At the time of her death, Dot was visiting her daughter, Carol in Memphis. Carol and her husband, Ron, away from home attending a "very important conference" at a posh Florida resort, rushed home 10 days later after learning of the death. Dot's other children, dutifully at their mother's side helping with the normal last minute arrangements - hospice notification, funeral parlor notice, revising the last will, etc. - happily picked up the considerable slack of the absent former heiress.

Dot is warmly remembered as a generous, spiritually strong, resourceful, tolerant and smart woman, who was always ready to help and never judged others or their shortcomings. Dot always found time to knit sweaters, sew quilts and send written notes to the family children, all while working a full time job, volunteering as Girl Scout leader and donating considerable time to local charities and the neighborhood Catholic Church.

Dot graduated from Eastern High School at 15, worked in Baltimore full time from 1934 to 1979, beginning as a factory worker at Cross & Blackwell and retiring after 30 years as property manager and controller for a Baltimore conglomerate, Housing Engineering Company, all while raising four children, two of who are fairly normal.

An Irishwoman proud of and curious about her heritage, she was a voracious reader of historical novels, particularly those about the glories and trials of Ireland. Dot also loved to travel, her favorite destination being Eire's auld sod, where she dreamed of the magic, mystery and legend of the Emerald Isle.

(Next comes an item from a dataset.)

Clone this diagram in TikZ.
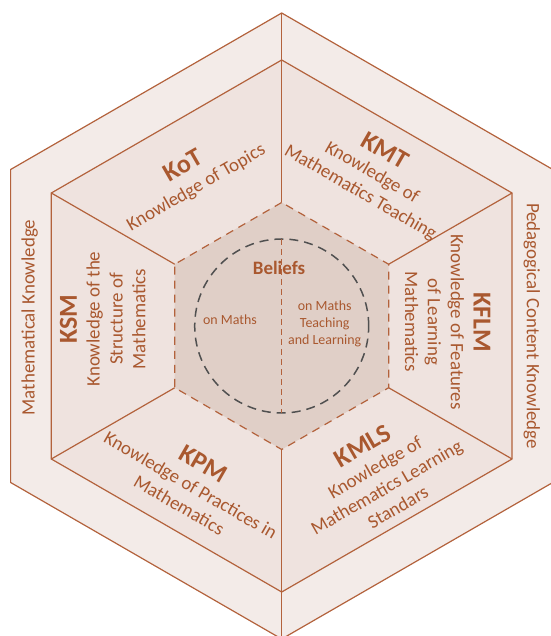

Dot Cully is survived by her sisters, Ginny Torrico in Virginia, Marian Lee in Florida and Eileen Adams in Baltimore; her brother, Russell Gibson of Fallston, Maryland; her children, Barbara Frost of Ocean City, Maryland, Carol Meroney of Memphis, Tennessee, David Cully of Raleigh, North Carolina and Stephen Cully of Baltimore, Maryland. Contributions to the Wake County (NC) Hospice Services are welcomed. Opinions about the details of this obit are not, since Mom would have liked it this way.